# 1980 Evinrude 7.5hp with no overboard indicator stream.



## Pappy (Jun 6, 2017)

Just an FYi or to help someone out..........
A customer brought me a 1980 Evinrude 7.5hp in gorgeous visual condition. Very low hour engine.
He had just purchased it a couple months ago and I was the 3rd (and last) to look at it. 
Complaint was no overboard indicator stream. 
First "mechanic" put a pump in it and pronounced it repaired. 
Second one put a pump in it and told the customer he removed a restriction...and pronounced it repaired. 
My labor rate is 96/hr. so I am usually the last to get these engines that have been previously worked on. 
Started the engine in the tank and verified no water stream. Blew out the indicator hose even though it had exhaust gases coming out freely.
Pulled the thermostat cover and started the engine to verify water was not filling the block. It was not. Exhaust gases only.
Pulled the powerhead. 
Was prepared to pull the exhaust cover and/or the cylinder head if necessary. 
Pulled the exhaust tube off the bottom of the powerhead and found that the upper water tube grommet was melted and shut off. Very similar to the issues I see with the 9.9-15hp engines. A simple replacement grommet and a powerhead base gasket is all that is necessary.

Photo showing the upper tube grommet, melted and restricting water flow.

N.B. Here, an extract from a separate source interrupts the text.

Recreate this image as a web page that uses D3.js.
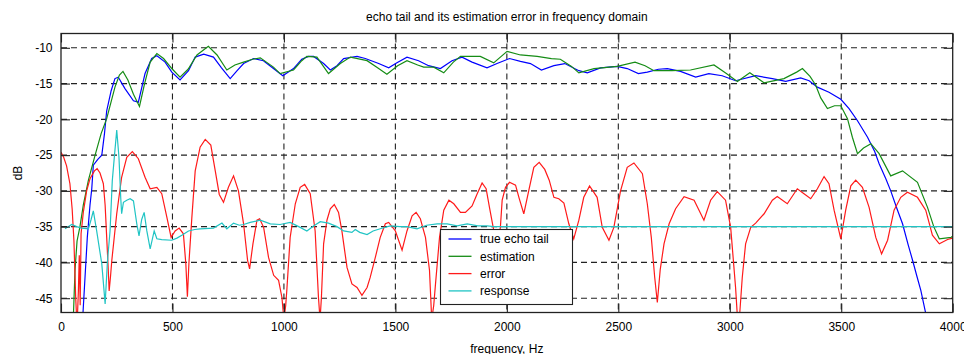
<!DOCTYPE html>
<html>
<head>
<meta charset="utf-8">
<script src="https://cdn.jsdelivr.net/npm/d3@7"></script>
<style>
  html, body { margin: 0; padding: 0; background: #fff; }
  svg { display: block; font-family: "Liberation Sans", Arial, sans-serif; }
</style>
</head>
<body>
<div id="chart"></div>
<script>
// echo tail vs. estimate
const xTicks = [0, 500, 1000, 1500, 2000, 2500, 3000, 3500, 4000];
const yTicks = [-10, -15, -20, -25, -30, -35, -40, -45];
const seriesNames = ['true echo tail', 'estimation', 'error', 'response'];

// [frequency Hz, dB]
const trueEcho = [
  [97,-48],[100,-46.3],[118,-36.5],[130,-32],[138,-29.7],[145,-26.4],[165,-25.6],[183,-25],[195,-22],[205,-18.8],
  [225,-16],[242,-14.3],[257,-14.1],[287,-15.7],[325,-17.4],[347,-17.6],[377,-13.6],[407,-11.5],[430,-11.1],
  [467,-12.0],[497,-13.4],[534,-14.5],[572,-13.2],[602,-11.3],[640,-10.9],[684,-11.3],[720,-12.8],[759,-14.3],
  [790,-13.2],[819,-12.2],[864,-11.5],[908,-11.8],[953,-12.9],[995,-13.9],[1043,-12.9],[1080,-11.6],[1110,-11.2],
  [1133,-11.2],[1178,-12.2],[1208,-13.1],[1238,-12.5],[1268,-11.5],[1328,-11.2],[1365,-11.5],[1425,-12.2],
  [1470,-12.8],[1507,-12.1],[1552,-11.3],[1604,-11.8],[1649,-12.5],[1702,-12.9],[1754,-11.8],[1799,-11.3],
  [1844,-12.0],[1911,-12.8],[1956,-12.2],[2012,-11.5],[2061,-11.9],[2106,-12.2],[2155,-13.1],[2211,-12.5],
  [2260,-12.2],[2323,-13.2],[2361,-13.5],[2420,-12.8],[2495,-12.6],[2540,-12.9],[2590,-13.6],[2630,-13.4],
  [2680,-13.0],[2720,-12.9],[2779,-13.3],[2847,-14.1],[2906,-13.6],[2966,-13.9],[3026,-14.6],[3116,-13.9],
  [3191,-14.3],[3251,-14.7],[3318,-14.2],[3356,-14.6],[3393,-15.5],[3445,-16.2],[3498,-17.2],[3535,-18.5],
  [3573,-20.2],[3618,-22.5],[3650,-24.5],[3670,-26.2],[3700,-28.3],[3722,-30.0],[3750,-32.5],[3775,-34.6],
  [3800,-37.5],[3820,-39.7],[3840,-42],[3857,-43.9],[3885,-48]
];

const estimation = [
  [55,-48],[63,-41],[72,-37],[85,-35],[100,-32],[123,-28.5],[153,-25],[180,-22],[205,-19.9],[242,-15.5],
  [262,-13.8],[278,-13.3],[300,-14.5],[325,-16.5],[352,-18.2],[375,-15],[400,-12],[430,-10.8],[460,-11.5],
  [500,-13.0],[534,-14.1],[570,-13],[610,-11],[661,-9.8],[700,-11],[744,-13.1],[780,-12.4],[819,-12.0],
  [860,-11.6],[894,-11.4],[953,-12.7],[983,-13.6],[1043,-13.1],[1080,-11.8],[1103,-11.2],[1148,-11.3],
  [1200,-13.6],[1253,-12.2],[1298,-11.3],[1373,-11.8],[1420,-12.8],[1462,-13.7],[1510,-12.5],[1552,-11.8],
  [1600,-12.4],[1627,-12.7],[1672,-12.7],[1717,-13.5],[1760,-12.0],[1792,-11.2],[1881,-11.2],[1941,-12.1],
  [2001,-10.5],[2061,-11.0],[2136,-11.2],[2200,-11.5],[2240,-11.6],[2290,-12.6],[2323,-13.5],[2391,-12.9],
  [2495,-12.6],[2575,-12.0],[2620,-12.5],[2660,-13.2],[2740,-13.2],[2824,-13.1],[2929,-12.4],[2980,-13.5],
  [3034,-14.7],[3090,-13.5],[3154,-14.9],[3243,-14.3],[3300,-13.4],[3326,-12.9],[3360,-14],[3385,-15.2],
  [3408,-17],[3438,-18.5],[3470,-18.1],[3498,-18.1],[3528,-19.9],[3550,-22.5],[3573,-24.8],[3600,-24],
  [3633,-23.4],[3670,-24.8],[3722,-27.9],[3775,-27.2],[3842,-28.8],[3887,-32.3],[3915,-35],[3940,-36.7],
  [3993,-36.5],[4000,-36.3]
];

const error = [
  [0,-24.6],[12,-25.3],[25,-26.5],[40,-29],[50,-32.5],[58,-37],[66,-45],[72,-49],[78,-44],[82,-39],[86,-46],
  [90,-36],[100,-33],[115,-30],[130,-28.3],[150,-27.2],[162,-26.9],[175,-27.5],[190,-29],[198,-32],[205,-36.5],
  [212,-41],[216,-44],[222,-42],[228,-39.7],[250,-33.2],[272,-28.1],[295,-25.3],[320,-24.5],[347,-25.5],
  [377,-28.1],[400,-29.7],[430,-29.5],[452,-30.4],[475,-33.7],[494,-36.5],[512,-35.6],[530,-35.2],[549,-36],
  [560,-40.2],[567,-44.8],[574,-40],[587,-33.7],[602,-27.2],[624,-23.9],[647,-22.8],[672,-23.6],[692,-27.2],
  [710,-30.5],[729,-31.6],[751,-29.5],[774,-27.9],[796,-30.0],[819,-34.6],[837,-39.7],[846,-40.9],[861,-37.4],
  [879,-34.1],[891,-33.9],[909,-35.1],[931,-39.3],[954,-41.8],[976,-42.5],[991,-44.9],[1000,-48],[1008,-46],
  [1013,-43.9],[1028,-36.5],[1051,-31.8],[1073,-29.5],[1093,-29.1],[1118,-30.4],[1140,-35.6],[1155,-44.9],
  [1162,-48],[1168,-45],[1178,-37.4],[1193,-34.1],[1208,-32.5],[1226,-31.9],[1245,-33],[1260,-35.6],
  [1283,-40.7],[1305,-43],[1328,-43.5],[1350,-44.6],[1373,-43.5],[1387,-42.1],[1410,-39.3],[1432,-36.5],
  [1455,-34.6],[1470,-34.4],[1500,-35.6],[1530,-38.3],[1552,-35.6],[1575,-33.5],[1593,-33],[1612,-33.9],
  [1635,-36.5],[1653,-41.1],[1663,-48],[1672,-46],[1680,-43],[1698,-36.5],[1717,-32.7],[1740,-31.3],
  [1762,-31.8],[1792,-33],[1814,-33],[1844,-32.1],[1867,-30.4],[1889,-28.9],[1907,-29.7],[1922,-32.3],
  [1941,-35.5],[1955,-38],[1971,-35.1],[1979,-31.3],[1994,-29.5],[2012,-28.8],[2039,-29.2],[2055,-31],
  [2076,-33.2],[2098,-30],[2121,-26.7],[2145,-26.0],[2170,-27],[2190,-28.5],[2211,-30.9],[2233,-31.1],
  [2256,-31.7],[2278,-34.6],[2300,-36.7],[2323,-34.1],[2345,-30.9],[2371,-29.3],[2405,-30.9],[2428,-35.1],
  [2458,-36.9],[2480,-35.1],[2510,-30],[2540,-26.7],[2570,-26.1],[2608,-27.6],[2630,-31.8],[2648,-36.5],
  [2663,-42],[2675,-45.6],[2688,-41],[2705,-37.4],[2728,-34.6],[2757,-32.5],[2795,-30.8],[2840,-31.3],
  [2884,-34.1],[2914,-31.3],[2944,-30.1],[2981,-31.3],[3004,-35.1],[3026,-43.5],[3035,-48],[3045,-47],
  [3056,-42.1],[3071,-37.4],[3094,-35.1],[3116,-34.5],[3154,-33.2],[3191,-31.3],[3213,-30.8],[3258,-31.8],
  [3303,-29.7],[3333,-30.4],[3363,-31.1],[3393,-29.7],[3423,-28],[3445,-29],[3468,-32.7],[3498,-36.7],
  [3520,-32.7],[3543,-29.3],[3565,-28.5],[3595,-29.5],[3625,-32.3],[3655,-36.5],[3681,-38.8],[3708,-36.9],
  [3737,-32.7],[3767,-30.9],[3797,-30.2],[3842,-30.9],[3879,-32.7],[3909,-36.2],[3940,-37.4],[3977,-36.8],
  [4000,-36.6]
];

const response = [
  [18,-35.3],[48,-34.7],[70,-35],[93,-35.2],[123,-35.3],[135,-34],[145,-32.8],[160,-35.6],[183,-40.2],
  [198,-45.8],[208,-40],[220,-35.6],[230,-28.6],[240,-25],[250,-21.5],[260,-25.3],[268,-31],[272,-33.2],
  [280,-31.6],[295,-31.3],[310,-31.1],[325,-31.4],[340,-34.6],[350,-36.3],[362,-34],[373,-33],[385,-35.6],
  [400,-38.1],[418,-35.6],[430,-36.7],[452,-36.8],[497,-36.9],[520,-36.6],[542,-36.2],[572,-35.6],[600,-35.4],
  [624,-35.3],[684,-35.2],[722,-34.5],[744,-35.3],[774,-34.5],[800,-34.8],[819,-34.7],[849,-34.4],[894,-34.1],
  [939,-34.6],[983,-34.7],[1028,-34.4],[1073,-35.1],[1103,-35.6],[1133,-34.9],[1163,-34.3],[1200,-34.5],
  [1238,-35.0],[1268,-35.6],[1305,-35.8],[1320,-35.4],[1340,-35.8],[1373,-36.1],[1400,-35.6],[1432,-35.3],
  [1477,-34.9],[1520,-35],[1552,-35.0],[1597,-35.3],[1640,-34.8],[1687,-34.6],[1732,-34.6],[1777,-34.9],
  [1822,-34.6],[1870,-34.9],[1911,-34.9],[1941,-35.0],[1960,-35.0],[4000,-35.0]
];

const colors = ['#0000ff', '#158c15', '#ff1a1a', '#20c4c4'];

const W = 964, H = 354;
const plot = { left: 61, right: 952.7, top: 33.5, bottom: 312.5 };

const svg = d3.select('#chart')
  .append('svg')
  .attr('width', W)
  .attr('height', H);

const x = d3.scaleLinear().domain([0, 4000]).range([plot.left, plot.right]);
const y = d3.scaleLinear().domain([-47, -8]).range([plot.bottom, plot.top]);

svg.append('defs').append('clipPath').attr('id', 'clip')
  .append('rect')
  .attr('x', plot.left).attr('y', plot.top)
  .attr('width', plot.right - plot.left).attr('height', plot.bottom - plot.top);

// grid
const grid = svg.append('g')
  .attr('stroke', '#222')
  .attr('stroke-width', 1.1)
  .attr('stroke-dasharray', '6,4');
grid.selectAll('line.gx')
  .data(xTicks.filter(t => t > 0 && t < 4000))
  .join('line')
  .attr('x1', d => x(d)).attr('x2', d => x(d))
  .attr('y1', plot.top).attr('y2', plot.bottom);
grid.selectAll('line.gy')
  .data(yTicks)
  .join('line')
  .attr('x1', plot.left).attr('x2', plot.right)
  .attr('y1', d => y(d)).attr('y2', d => y(d));

// curves
const line = d3.line().x(d => x(d[0])).y(d => y(d[1]));
const lines = svg.append('g').attr('clip-path', 'url(#clip)');
[trueEcho, estimation, error, response].forEach((s, i) => {
  lines.append('path')
    .datum(s)
    .attr('fill', 'none')
    .attr('stroke', colors[i])
    .attr('stroke-width', 1.2)
    .attr('d', line);
});

// axes, ticks pointing inwards
const tickLen = 9;
const fmt = d3.format('d');
function styleAxis(g) {
  g.select('.domain').remove();
  g.selectAll('.tick line').attr('stroke', '#222').attr('stroke-width', 1.1);
  g.selectAll('.tick text').attr('fill', '#000').style('font-size', '12px');
}
svg.append('g')
  .attr('transform', `translate(0,${plot.bottom})`)
  .call(d3.axisBottom(x).tickValues(xTicks).tickFormat(fmt).tickSize(-tickLen).tickPadding(10).tickSizeOuter(0))
  .call(styleAxis);
svg.append('g')
  .attr('transform', `translate(0,${plot.top})`)
  .call(d3.axisTop(x).tickValues(xTicks).tickSize(-tickLen).tickFormat('').tickSizeOuter(0))
  .call(styleAxis);
svg.append('g')
  .attr('transform', `translate(${plot.left},0)`)
  .call(d3.axisLeft(y).tickValues(yTicks).tickFormat(d => '-' + Math.abs(d)).tickSize(-tickLen).tickPadding(8.5).tickSizeOuter(0))
  .call(styleAxis);
svg.append('g')
  .attr('transform', `translate(${plot.right},0)`)
  .call(d3.axisRight(y).tickValues(yTicks).tickSize(-tickLen).tickFormat('').tickSizeOuter(0))
  .call(styleAxis);

svg.append('rect')
  .attr('x', plot.left).attr('y', plot.top)
  .attr('width', plot.right - plot.left).attr('height', plot.bottom - plot.top)
  .attr('fill', 'none')
  .attr('stroke', '#222')
  .attr('stroke-width', 1.3);

// labels
svg.append('text')
  .attr('x', (plot.left + plot.right) / 2).attr('y', 21)
  .attr('text-anchor', 'middle')
  .style('font-size', '12px')
  .text('echo tail and its estimation error in frequency domain');
svg.append('text')
  .attr('x', (plot.left + plot.right) / 2).attr('y', 352.5)
  .attr('text-anchor', 'middle')
  .style('font-size', '12px')
  .text('frequency, Hz');
svg.append('text')
  .attr('transform', `translate(21.5,${(plot.top + plot.bottom) / 2}) rotate(-90)`)
  .attr('text-anchor', 'middle')
  .style('font-size', '12px')
  .text('dB');

// legend
const lg = svg.append('g').attr('transform', 'translate(440.5,229.5)');
lg.append('rect')
  .attr('width', 132).attr('height', 75)
  .attr('fill', '#fff')
  .attr('stroke', '#222')
  .attr('stroke-width', 1.1);
const rows = lg.selectAll('g.row')
  .data(seriesNames)
  .join('g')
  .attr('transform', (d, i) => `translate(0,${9.5 + i * 17.3})`);
rows.append('line')
  .attr('x1', 8).attr('x2', 31)
  .attr('stroke', (d, i) => colors[i])
  .attr('stroke-width', 1.3);
rows.append('text')
  .attr('x', 39.5).attr('dy', '0.35em')
  .style('font-size', '12px')
  .text(d => d);
</script>
</body>
</html>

And a photo for the heck of it showing whats left of the flow from a solvent hose attached to the other end of the water tube. 





Hope this is of some help to someone along the way.


----------



## CedarRiverScooter (Jun 7, 2017)

Not good for the reputation of the guys who didn't bother to water test!

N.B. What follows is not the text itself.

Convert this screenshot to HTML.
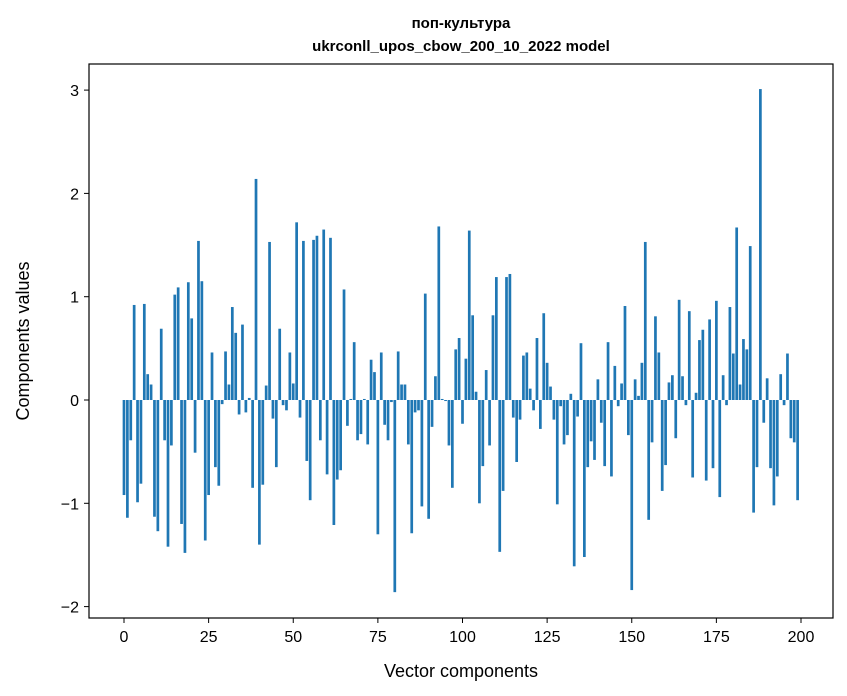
<!DOCTYPE html>
<html><head><meta charset="utf-8"><style>
body{margin:0;background:#fff}
svg{display:block;font-family:"Liberation Sans","DejaVu Sans",sans-serif}
</style></head><body>
<svg id="chart" width="847" height="696">
<text x="461" y="28" text-anchor="middle" font-size="15" font-weight="bold">поп-культура</text>
<text x="461" y="51" text-anchor="middle" font-size="15" font-weight="bold">ukrconll_upos_cbow_200_10_2022 model</text>
<g id="bars"></g>
<rect x="89" y="64" width="744" height="554" fill="none" stroke="#000" stroke-width="1.2"/>
<g id="xticks"></g>
<g id="yticks"></g>
<text x="461" y="677" text-anchor="middle" font-size="18">Vector components</text>
<text transform="translate(29,341) rotate(-90)" text-anchor="middle" font-size="18">Components values</text>
</svg>
<script>
const values = [-0.92,-1.14,-0.39,0.92,-0.99,-0.81,0.93,0.25,0.15,-1.13,-1.27,0.69,-0.39,-1.42,-0.44,1.02,1.09,-1.2,-1.48,1.14,
0.79,-0.51,1.54,1.15,-1.36,-0.92,0.46,-0.65,-0.83,-0.04,0.47,0.15,0.9,0.65,-0.14,0.73,-0.12,0.02,-0.85,2.14,
-1.4,-0.82,0.14,1.53,-0.18,-0.65,0.69,-0.05,-0.1,0.46,0.16,1.72,-0.17,1.54,-0.59,-0.97,1.55,1.59,-0.39,1.65,
-0.72,1.57,-1.21,-0.77,-0.68,1.07,-0.25,0.01,0.56,-0.39,-0.33,0.01,-0.43,0.39,0.27,-1.3,0.46,-0.24,-0.39,-0.02,
-1.86,0.47,0.15,0.15,-0.43,-1.29,-0.12,-0.1,-1.03,1.03,-1.15,-0.26,0.23,1.68,0.01,-0.01,-0.44,-0.85,0.49,0.6,
-0.23,0.4,1.64,0.82,0.08,-1.0,-0.64,0.29,-0.44,0.82,1.19,-1.47,-0.88,1.19,1.22,-0.17,-0.6,-0.19,0.43,0.46,
0.11,-0.1,0.6,-0.28,0.84,0.36,0.13,-0.19,-1.01,-0.06,-0.43,-0.34,0.06,-1.61,-0.16,0.55,-1.52,-0.65,-0.4,-0.58,
0.2,-0.22,-0.64,0.56,-0.74,0.33,-0.06,0.16,0.91,-0.34,-1.84,0.2,0.04,0.36,1.53,-1.16,-0.41,0.81,0.46,-0.88,
-0.63,0.17,0.24,-0.37,0.97,0.23,-0.05,0.86,-0.75,0.07,0.58,0.68,-0.78,0.78,-0.66,0.96,-0.94,0.24,-0.05,0.9,
0.45,1.67,0.15,0.59,0.49,1.49,-1.09,-0.65,3.01,-0.22,0.21,-0.66,-1.02,-0.74,0.25,-0.05,0.45,-0.37,-0.41,-0.97];
const xTicks = [0,25,50,75,100,125,150,175,200];
const yTicks = [-2,-1,0,1,2,3];
const yTickLabels = ["−2","−1","0","1","2","3"];
const NS="http://www.w3.org/2000/svg";
function xs(v){return 124+v*3.385;}
function ys(v){return 400-v*103.3;}
const bars=document.getElementById('bars');
values.forEach((v,i)=>{
  const r=document.createElementNS(NS,'rect');
  const y0=ys(0), y1=ys(v);
  r.setAttribute('x',xs(i)-1.354);
  r.setAttribute('width',2.708);
  r.setAttribute('y',Math.min(y0,y1));
  r.setAttribute('height',Math.abs(y1-y0));
  r.setAttribute('fill','#1f77b4');
  
  
  bars.appendChild(r);
});
const xg=document.getElementById('xticks');
xTicks.forEach(t=>{
  const l=document.createElementNS(NS,'line');
  l.setAttribute('x1',xs(t));l.setAttribute('x2',xs(t));l.setAttribute('y1',618);l.setAttribute('y2',623);
  l.setAttribute('stroke','#000');
  
  
  xg.appendChild(l);
  const tx=document.createElementNS(NS,'text');
  tx.setAttribute('x',xs(t));tx.setAttribute('y',642);tx.setAttribute('text-anchor','middle');tx.setAttribute('font-size','16');
  tx.textContent=t;
  
  
  xg.appendChild(tx);
});
const yg=document.getElementById('yticks');
yTicks.forEach((t,i)=>{
  const l=document.createElementNS(NS,'line');
  l.setAttribute('x1',84);l.setAttribute('x2',89);l.setAttribute('y1',ys(t));l.setAttribute('y2',ys(t));
  l.setAttribute('stroke','#000');
  
  
  yg.appendChild(l);
  const tx=document.createElementNS(NS,'text');
  tx.setAttribute('x',79);tx.setAttribute('y',ys(t)+6);tx.setAttribute('text-anchor','end');tx.setAttribute('font-size','16');
  tx.textContent=yTickLabels[i];
  
  
  yg.appendChild(tx);
});
</script>
</body></html>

What do you think caused the grommet to disintegrate? Old age?


----------



## Johnny (Jun 7, 2017)

Pap - that right there would drive me stupid nuts trying to find the problem !!!
could it occur in larger pre-1980 OMC motors such as a 25-35hp ?
I already had the emotional meltdown on the stupid 25hp diverters.

Thank You for sharing !


----------



## CMOS (Jun 7, 2017)

Nice post Pappy.


CMOS


----------



## dkonrai (Jun 7, 2017)

CedarRiverScooter said:


> Not good for the reputation of the guys who didn't bother to water test!
> 
> What do you think caused the grommet to disintegrate? Old age?

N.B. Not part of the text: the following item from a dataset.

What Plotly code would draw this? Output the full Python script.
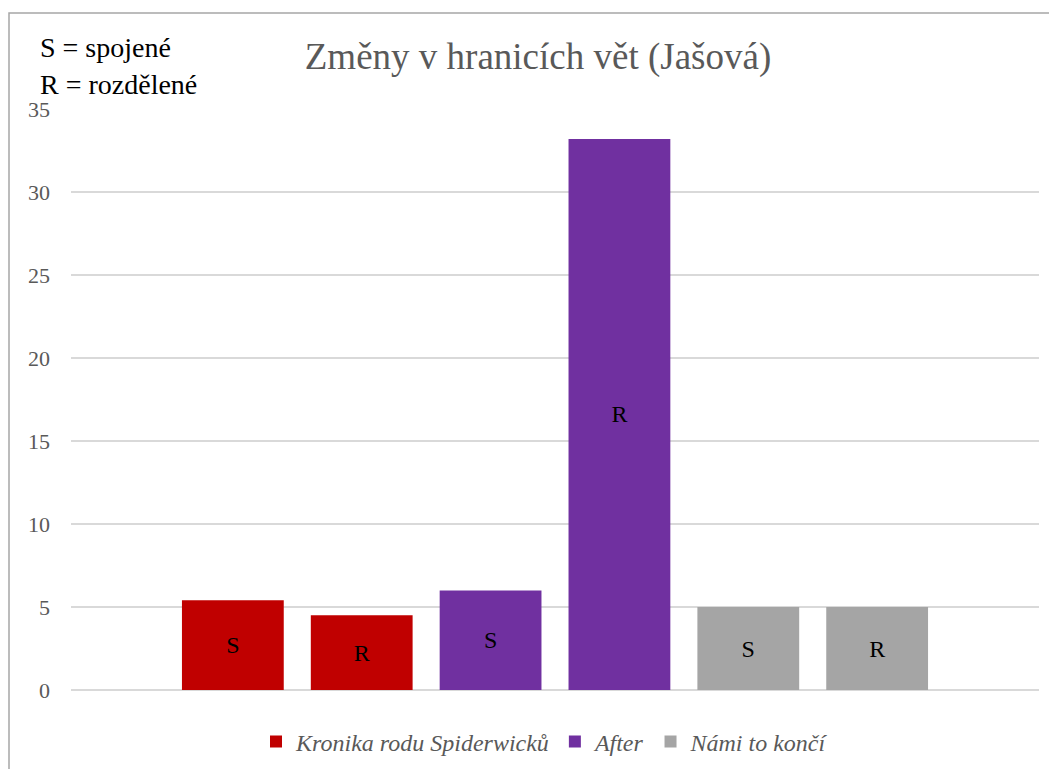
import plotly.graph_objects as go

series_names = ["Kronika rodu Spiderwicků", "After", "Námi to končí"]
series_colors = ["#C00000", "#7030A0", "#A5A5A5"]
bar_labels = [["S", "R"], ["S", "R"], ["S", "R"]]
bar_positions = [[1, 2], [3, 4], [5, 6]]
series_values = [[5.4, 4.5], [6.0, 33.2], [5.0, 5.0]]
y_ticks = [0, 5, 10, 15, 20, 25, 30, 35]

title_text = "Změny v hranicích vět (Jašová)"
note_lines = ["S = spojené", "R = rozdělené"]

serif = "Liberation Serif"

# the page body has an 8px default margin: work in window pixels, shift by OFF
OFF = 8
W, H = 1057 - OFF, 769 - OFF
L, T = 71 - OFF, 109 - OFF
R = W - (1039 - OFF)
B = H - (690 - OFF)
pw, ph = W - L - R, H - T - B

def px_to_paper(px, py):
    px, py = px - OFF, py - OFF
    return (px - L) / pw, (H - B - py) / ph

fig = go.Figure()
for name, color, labels, xs, vals in zip(series_names, series_colors, bar_labels, bar_positions, series_values):
    fig.add_trace(go.Bar(
        name=name, x=xs, y=vals, text=labels,
        marker=dict(color=color, line=dict(width=0)),
        width=0.79,
        textposition="inside", insidetextanchor="middle",
        textfont=dict(family=serif, size=24, color="black"),
        textangle=0, hoverinfo="skip",
    ))

x0, y0 = px_to_paper(9, 13)
x1, y1 = px_to_paper(1070, 790)

fig.update_layout(
    width=W, height=H,
    margin=dict(l=L, r=R, t=T, b=B, autoexpand=False),
    paper_bgcolor="white", plot_bgcolor="white",
    font=dict(family=serif, color="#595959"),
    barmode="overlay",
    showlegend=True,
    title=dict(text=title_text, x=(538 - OFF) / W, xanchor="center", y=1 - (56 - OFF) / H, yanchor="middle",
               font=dict(family=serif, size=37, color="#595959")),
    xaxis=dict(range=[-0.256, 7.256], showticklabels=False, showgrid=False, zeroline=False,
               showline=False, ticks="", automargin=False),
    yaxis=dict(range=[0, 35], tickvals=y_ticks, showgrid=True, gridcolor="#D9D9D9", gridwidth=2,
               zeroline=True, zerolinecolor="#D9D9D9", zerolinewidth=2, showline=False, ticks="",
               tickfont=dict(family=serif, size=22, color="#595959"), ticklabelstandoff=20,
               automargin=False),
    legend=dict(orientation="h", x=px_to_paper(545, 0)[0], xanchor="center", y=px_to_paper(0, 742)[1], yanchor="middle",
                font=dict(family=serif, size=24, color="#595959", style="italic"),
                itemwidth=30, tracegroupgap=0, traceorder="normal"),
    shapes=[dict(type="rect", xref="paper", yref="paper", x0=x0, y0=y1, x1=x1, y1=y0,
                 line=dict(color="#A6A6A6", width=1.5), fillcolor="rgba(0,0,0,0)", layer="below")],
    annotations=[
        dict(text=note_lines[0], xref="paper", yref="paper", x=px_to_paper(38, 0)[0], y=px_to_paper(0, 48)[1],
             xanchor="left", yanchor="middle", showarrow=False,
             font=dict(family=serif, size=28, color="black")),
        dict(text=note_lines[1], xref="paper", yref="paper", x=px_to_paper(38, 0)[0], y=px_to_paper(0, 84)[1],
             xanchor="left", yanchor="middle", showarrow=False,
             font=dict(family=serif, size=28, color="black")),
    ],
)

fig.write_html("out.html")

Yup old age. Seen this with older mercury motors too. 
I will use a 3/8 clear hose to check water flow before installing a lower unit. I just put the hose on the water tube. Takes a second to make sure water passages are clear.

Sent from my LG-M210 using Tapatalk


----------



## nccatfisher (Jun 7, 2017)

CedarRiverScooter said:


> Not good for the reputation of the guys who didn't bother to water test!
> 
> What do you think caused the grommet to disintegrate? Old age?


I am going to go with heat from original water pump going out.


----------



## timsmcm (Jun 7, 2017)

I'm with pappy. Any old motor (omc) small series I will look at the motor parts breakdown and see if it has water tube gromets. If so I try to talk customers into changing them out. But I have to tell you, most won't do it. I don't get it. There is no way I want to be stuck on a big lake (in the middle) with only a paddle. And there is also the chance of the dreaded toasted motor. Yech.


----------



## Pappy (Jun 7, 2017)

Sometimes I wish these engines could talk........
There were no normal tell-tale signs of an overheat on the engine. 
I know from experience that the 9.9-15hp grommets fail from heat distortion. I made a similar post a few months ago with photos of that. 
This is the first I have seen on this series of engine though so I thought it was noteworthy. 
If the replacement grommet sticks well above the top of the water tube like the 9.9-15hp does I will trim the excess so it cannot repeat the failure.

Here is a pic of one of the 9.9-15hp grommet failures





And the 7.5hp


----------



## Pappy (Jun 9, 2017)

After the parts came in today I installed the new grommet. 
There is a visible lip above the exhaust casting flange surface.





The grommet cannot move on the water tube. It is held in place by the flange on the water tube/groove in the grommet. 
So, I cut it flush with the surface.


----------